* START Information given *
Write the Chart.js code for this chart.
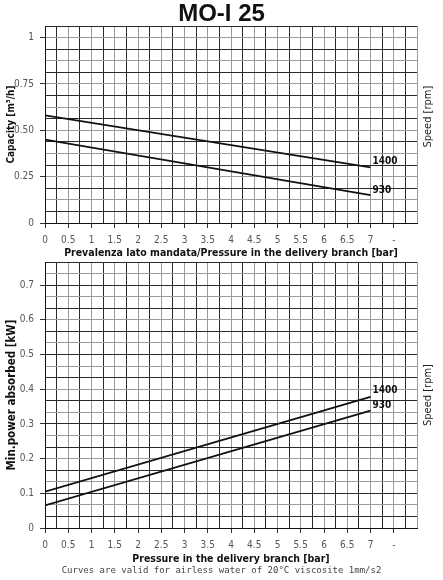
<!DOCTYPE html>
<html>
<head>
<meta charset="utf-8">
<script src="https://cdn.jsdelivr.net/npm/chart.js@4.4.1/dist/chart.umd.min.js"></script>
<style>
    html, body { margin: 0; padding: 0; background: #fff; }
    body { width: 443px; height: 580px; position: relative; overflow: hidden; }
    .box { position: absolute; left: 0; width: 443px; }
    #topBox { top: 0; height: 260px; }
    #bottomBox { top: 250px; height: 330px; }
</style>
</head>
<body>
<div class="box" id="topBox"><canvas id="capacityChart"></canvas></div>
<div class="box" id="bottomBox"><canvas id="powerChart"></canvas></div>
<script>
// pressure on the delivery branch [bar], start and end of each curve
const pressure = [0, 7];
const speeds = ['1400', '930'];

// capacity [m3/h]
const capacity1400 = [0.58, 0.30];
const capacity930 = [0.45, 0.15];

// min. power absorbed [kW]
const power1400 = [0.105, 0.378];
const power930 = [0.065, 0.338];

// tick labels
const xTickLabels = ['0', '0.5', '1', '1.5', '2', '2.5', '3', '3.5', '4', '4.5', '5', '5.5', '6', '6.5', '7', '-', ''];
const capTickLabels = ['0', '0.25', '0.50', '0.75', '1'];
const powTickLabels = ['0', '0.1', '0.2', '0.3', '0.4', '0.5', '0.6', '0.7'];

const narrow = "'Liberation Sans Narrow', 'DejaVu Sans Condensed', sans-serif";
const dark = '#2a2a2a';
const light = '#9a9a9a';

function steps(count, step) {
    const out = [];
    for (let i = 0; i <= count; i++) out.push({ value: i * step });
    return out;
}

function gridColor(ctx) {
    return ctx.index % 2 ? dark : light;
}

// writes the speed next to the end of each curve
const curveLabels = {
    id: 'curveLabels',
    afterDatasetsDraw(chart) {
        const ctx = chart.ctx;
        ctx.save();
        ctx.font = 'bold 10px ' + narrow;
        ctx.fillStyle = '#111';
        ctx.textAlign = 'left';
        ctx.textBaseline = 'bottom';
        chart.data.datasets.forEach((ds, i) => {
            const pts = chart.getDatasetMeta(i).data;
            const last = pts[pts.length - 1];
            ctx.fillText(ds.label, last.x + 2, last.y - (i === 0 ? 1 : 0));
        });
        ctx.restore();
    }
};

// right side "Speed [rpm]" reading bottom to top
const speedTitle = {
    id: 'speedTitle',
    afterDraw(chart, args, opts) {
        const a = chart.chartArea;
        const ctx = chart.ctx;
        ctx.save();
        ctx.translate(a.right + 11, a.top + (a.bottom - a.top) * opts.at);
        ctx.rotate(-Math.PI / 2);
        ctx.font = '11px ' + narrow;
        ctx.fillStyle = '#222';
        ctx.textAlign = 'center';
        ctx.textBaseline = 'middle';
        ctx.fillText('Speed [rpm]', 0, 0);
        ctx.restore();
    }
};

function makeChart(id, cfg) {
    const datasets = cfg.series.map((vals, i) => ({
        label: speeds[i],
        data: pressure.map((p, k) => ({ x: p, y: vals[k] })),
        borderColor: '#111',
        borderWidth: 1.8,
        pointRadius: 0,
        fill: false,
        tension: 0
    }));

    return new Chart(document.getElementById(id).getContext('2d'), {
        type: 'line',
        data: { datasets: datasets },
        plugins: [curveLabels, speedTitle],
        options: {
            responsive: true,
            maintainAspectRatio: false,
            animation: false,
            layout: { padding: { top: cfg.padTop, right: 0, left: 0, bottom: 0 } },
            plugins: {
                legend: { display: false },
                tooltip: { enabled: false },
                title: cfg.title,
                subtitle: cfg.subtitle,
                speedTitle: { at: cfg.speedAt }
            },
            scales: {
                x: {
                    type: 'linear',
                    min: 0,
                    max: 8,
                    afterBuildTicks: s => { s.ticks = steps(32, 0.25); },
                    afterFit: s => { s.height = cfg.xHeight; },
                    ticks: {
                        autoSkip: false,
                        maxRotation: 0,
                        padding: 6,
                        color: '#555',
                        font: { family: narrow, size: 10 },
                        callback: (v, i) => i % 2 ? '' : xTickLabels[i / 2]
                    },
                    grid: {
                        color: gridColor,
                        tickLength: 5,
                        tickColor: ctx => (ctx.index % 2 || ctx.index >= 32) ? 'rgba(0,0,0,0)' : '#333'
                    },
                    border: { color: '#111', width: 1 },
                    title: {
                        display: true,
                        text: cfg.xTitle,
                        color: '#111',
                        font: { family: narrow, size: 10.5, weight: 'bold' },
                        padding: 0
                    }
                },
                y: {
                    type: 'linear',
                    min: 0,
                    max: cfg.yMax,
                    afterBuildTicks: s => { s.ticks = steps(cfg.yCount, cfg.yStep); },
                    afterFit: s => { s.width = 45; },
                    ticks: {
                        autoSkip: false,
                        padding: 6,
                        color: '#555',
                        font: { family: narrow, size: 10 },
                        callback: (v, i) => i % cfg.yEvery ? '' : (cfg.yLabels[i / cfg.yEvery] || '')
                    },
                    grid: {
                        color: gridColor,
                        tickLength: 5,
                        tickColor: ctx => ctx.index % cfg.yEvery ? 'rgba(0,0,0,0)' : '#333'
                    },
                    border: { color: '#111', width: 1 },
                    title: {
                        display: true,
                        text: cfg.yTitle,
                        color: '#111',
                        font: { family: narrow, size: cfg.yTitleSize, weight: 'bold' },
                        padding: { top: 5, bottom: 0 }
                    }
                },
                // empty right side axis, only keeps room for "Speed [rpm]"
                yRight: {
                    type: 'linear',
                    axis: 'y',
                    position: 'right',
                    afterFit: s => { s.width = 26; },
                    ticks: { display: false },
                    grid: { display: false },
                    border: { display: false }
                }
            }
        }
    });
}

document.addEventListener('DOMContentLoaded', function() {
    makeChart('capacityChart', {
        series: [capacity1400, capacity930],
        padTop: 0,
        xHeight: 37,
        xTitle: 'Prevalenza lato mandata/Pressure in the delivery branch [bar]',
        yTitle: 'Capacity [m\u00B3/h]',
        yTitleSize: 10,
        yMax: 1.0625,
        yCount: 17,
        yStep: 0.0625,
        yEvery: 4,
        yLabels: capTickLabels,
        speedAt: 0.46,
        title: {
            display: true,
            text: 'MO-I 25',
            color: '#111',
            font: { family: "'Liberation Sans', Arial, sans-serif", size: 24, weight: 'bold', lineHeight: 1 },
            padding: { top: 2, bottom: 0 }
        },
        subtitle: { display: false }
    });

    makeChart('powerChart', {
        series: [power1400, power930],
        padTop: 2,
        xHeight: 37.2,
        xTitle: 'Pressure in the delivery branch [bar]',
        yTitle: 'Min.power absorbed [kW]',
        yTitleSize: 11.5,
        yMax: 23 / 30,
        yCount: 23,
        yStep: 1 / 30,
        yEvery: 3,
        yLabels: powTickLabels,
        speedAt: 0.5,
        title: { display: false },
        subtitle: {
            display: true,
            position: 'bottom',
            text: 'Curves are valid for airless water of 20\u00B0C viscosite 1mm/s2',
            color: '#444',
            font: { family: "'DejaVu Sans Mono', monospace", size: 9, lineHeight: 1.2 },
            padding: { top: 0, bottom: 4 }
        }
    });
});
</script>
</body>
</html>
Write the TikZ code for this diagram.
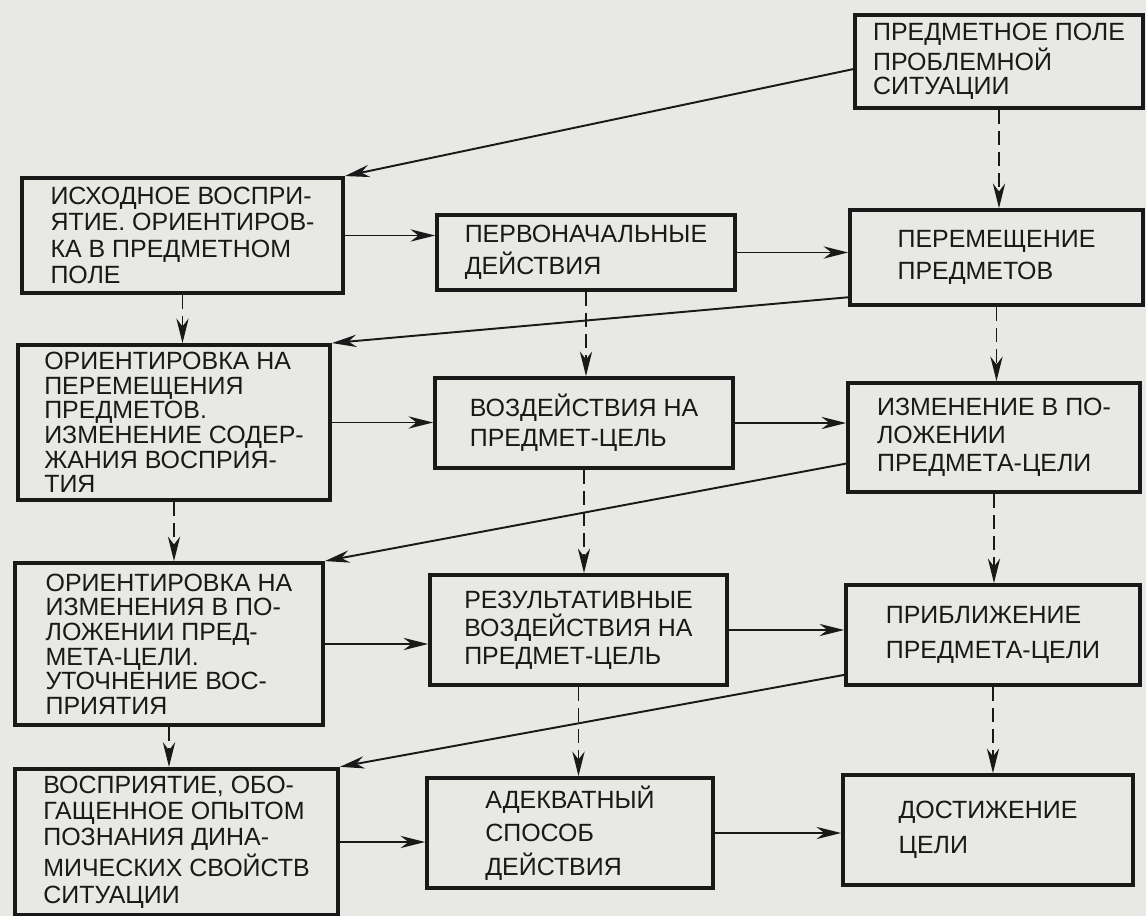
\documentclass[tikz,border=0pt]{standalone}
\usepackage{fontspec}
\setmainfont{Liberation Sans}
\usepackage{xcolor}
\usetikzlibrary{arrows.meta,positioning}
\definecolor{paper}{RGB}{232,232,229}
\definecolor{ink}{RGB}{25,25,25}

\tikzset{
  box/.style={draw=ink, line width=2.2pt, align=left, inner sep=4pt,
    font=\fontsize{14.2}{14}\selectfont, text=ink},
  flow/.style={draw=ink, line width=1.1pt, -{Stealth[length=14pt,width=7pt]}},
  dep/.style={flow, dash pattern=on 8pt off 4pt}
}

\begin{document}
\begin{tikzpicture}[x=0.02cm, y=-0.02cm]
\fill[paper] (0,0) rectangle (1146,916);
\useasboundingbox (0,0) rectangle (1146,916);
% top
\node[box, minimum width=288*0.02cm, minimum height=93*0.02cm] (P0) at (999,61.5)
  {ПРЕДМЕТНОЕ ПОЛЕ\\ПРОБЛЕМНОЙ\\СИТУАЦИИ};
% row 1
\node[box, minimum width=321*0.02cm, minimum height=115*0.02cm] (A1) at (182.5,235.5)
  {ИСХОДНОЕ ВОСПРИ-\\[1pt]ЯТИЕ. ОРИЕНТИРОВ-\\[1pt]КА В ПРЕДМЕТНОМ\\[1pt]ПОЛЕ};
\node[box, minimum width=298*0.02cm, minimum height=75*0.02cm] (B1) at (586,252.5)
  {ПЕРВОНАЧАЛЬНЫЕ\\[4pt]ДЕЙСТВИЯ};
\node[box, minimum width=293*0.02cm, minimum height=95*0.02cm] (C1) at (996.5,257.5)
  {ПЕРЕМЕЩЕНИЕ\\[4pt]ПРЕДМЕТОВ};
% row 2
\node[box, minimum width=312*0.02cm, minimum height=155*0.02cm] (A2) at (174,422.5)
  {ОРИЕНТИРОВКА НА\\ПЕРЕМЕЩЕНИЯ\\ПРЕДМЕТОВ.\\ИЗМЕНЕНИЕ СОДЕР-\\ЖАНИЯ ВОСПРИЯ-\\ТИЯ};
\node[box, minimum width=298*0.02cm, minimum height=90*0.02cm] (B2) at (584,423)
  {ВОЗДЕЙСТВИЯ НА\\[3pt]ПРЕДМЕТ-ЦЕЛЬ};
\node[box, minimum width=292*0.02cm, minimum height=109*0.02cm] (C2) at (994,437.5)
  {ИЗМЕНЕНИЕ В ПО-\\[2pt]ЛОЖЕНИИ\\[2pt]ПРЕДМЕТА-ЦЕЛИ};
% row 3
\node[box, minimum width=308*0.02cm, minimum height=162*0.02cm] (A3) at (169,644)
  {ОРИЕНТИРОВКА НА\\ИЗМЕНЕНИЯ В ПО-\\ЛОЖЕНИИ ПРЕД-\\МЕТА-ЦЕЛИ.\\УТОЧНЕНИЕ ВОС-\\ПРИЯТИЯ};
\node[box, minimum width=297*0.02cm, minimum height=110*0.02cm] (B3) at (578.5,630)
  {РЕЗУЛЬТАТИВНЫЕ\\[2pt]ВОЗДЕЙСТВИЯ НА\\[2pt]ПРЕДМЕТ-ЦЕЛЬ};
\node[box, minimum width=294*0.02cm, minimum height=100*0.02cm] (C3) at (993,635)
  {ПРИБЛИЖЕНИЕ\\[6pt]ПРЕДМЕТА-ЦЕЛИ};
% row 4
\node[box, minimum width=323*0.02cm, minimum height=144*0.02cm] (A4) at (176.5,842)
  {ВОСПРИЯТИЕ, ОБО-\\[1pt]ГАЩЕННОЕ ОПЫТОМ\\[1pt]ПОЗНАНИЯ ДИНА-\\[1pt]МИЧЕСКИХ СВОЙСТВ\\[1pt]СИТУАЦИИ};
\node[box, minimum width=286*0.02cm, minimum height=110*0.02cm] (B4) at (570,833)
  {АДЕКВАТНЫЙ\\[5pt]СПОСОБ\\[5pt]ДЕЙСТВИЯ};
\node[box, minimum width=290*0.02cm, minimum height=110*0.02cm] (C4) at (988,830)
  {ДОСТИЖЕНИЕ\\[6pt]ЦЕЛИ};
% diagonal links
\draw[flow] (P0.183) -- (A1.north east);
\draw[flow] (C1.195) -- (A2.north east);
\draw[flow] (C2.190) -- (A3.north east);
\draw[flow] (C3.195) -- (A4.north east);
% horizontal links
\foreach \r in {1,2,3,4}{
  \draw[flow] (A\r.east) -- (A\r.east -| B\r.west);
  \draw[flow] (B\r.east) -- (B\r.east -| C\r.west);
}
% vertical links
\draw[dep] (P0.south) -- (P0.south |- C1.north);
\foreach \c in {A,B,C}{
  \foreach \r/\s in {1/2,2/3,3/4}
    \draw[dep] (\c\r.south) -- (\c\r.south |- \c\s.north);
}
\end{tikzpicture}
\end{document}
* END Information given *
■ **Requirement**:
Copy each line of the listing that holds the word "code".

■ **Task response**:
Write the Chart.js code for this chart.
Write the TikZ code for this diagram.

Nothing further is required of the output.